Smooth closed orientable submanifolds embedded in Euclidean space may contain narrow cycles that arise along directions of large normal curvature. We study the embedding of such a manifold into a scaled oriented Grassmannian bundle via the Gauss map and use the distance induced by this embedding as a new extrinsic metric on the manifold. For suitable choices of the scaling parameter, this embedding decreases the normal curvature along the directions that create narrow cycles and, in the hypersurface case, increases the distance between antipodal points of a narrow cycle at fixed volume. As a consequence, these cycles appear at larger radii in the Čech or Vietoris–Rips filtrations built from this distance, yielding longer bars in the resulting persistent homology.

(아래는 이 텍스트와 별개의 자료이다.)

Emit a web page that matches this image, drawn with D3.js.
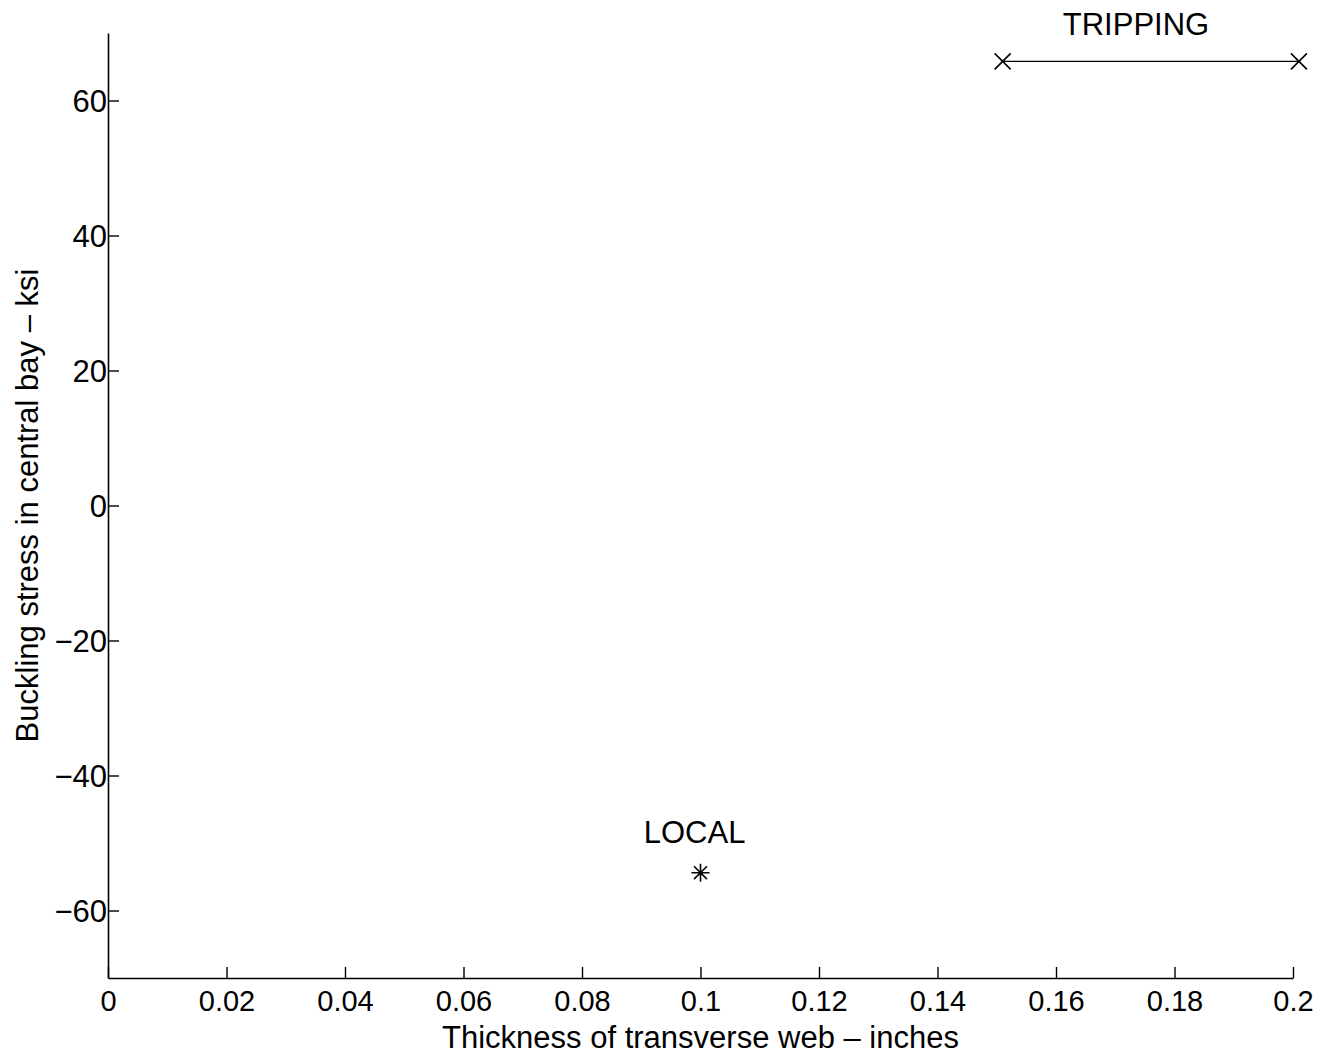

김근수. 위상적 데이터 분석의 탐구: 2025년 수행 연구를 중심으로

본 발표는 세 가지 흐름을 중심으로 TDA의 교육적·연구적 관점을 제시한다.

먼저, 교육적 관점에서 kernel density estimation(KDE)을 기반으로 한 통계적 추론과, persistent homology를 이용한 위상적 추론을 비교하여 두 방법이 데이터의 구조를 이해하는 방식을 대비한다.

이어, 강연자의 첫 번째 연구 업데이트—서브클러스터의 발견, 정량적 비교, 그리고 푸리에 기반 해석—를 소개하고, 더 나아가 원의 Vietoris–Rips complex의 호모토피 타입 분류의 활용과 위상적 시계열 분석에서의 symplectic invariant와의 연계 가능성을 논의하고자 한다.

마지막으로, 현재 진행 중인 Nonnegative Matrix Factorization with topological regularization에 대한 연구를 소개하며, 발표를 마무리한다.


김지수. Persistent Homology의 통계적 추정과 기계 학습에의 응용

본 발표에서는 위상 자료 분석(Topological Data Analysis, TDA)의 핵심 도구인 persistent homology에 대한 통계적 추정 방법과 이를 기계 학습에 응용하는 다양한 접근법을 소개합니다. persistent homology는 자료를 여러 해상도에서 분석하여 지속적으로 나타나는 위상적 구조를 포착함으로써, 자료에 내재된 다중 스케일 위상 정보를 효과적으로 요약하는 방법론입니다. 최근에는 이러한 위상 정보의 안정성(stability)과 통계적 성질에 대한 이론적 연구가 축적됨과 동시에, 기계 학습 문제에서의 실질적 활용 가능성 또한 활발히 탐구되고 있습니다.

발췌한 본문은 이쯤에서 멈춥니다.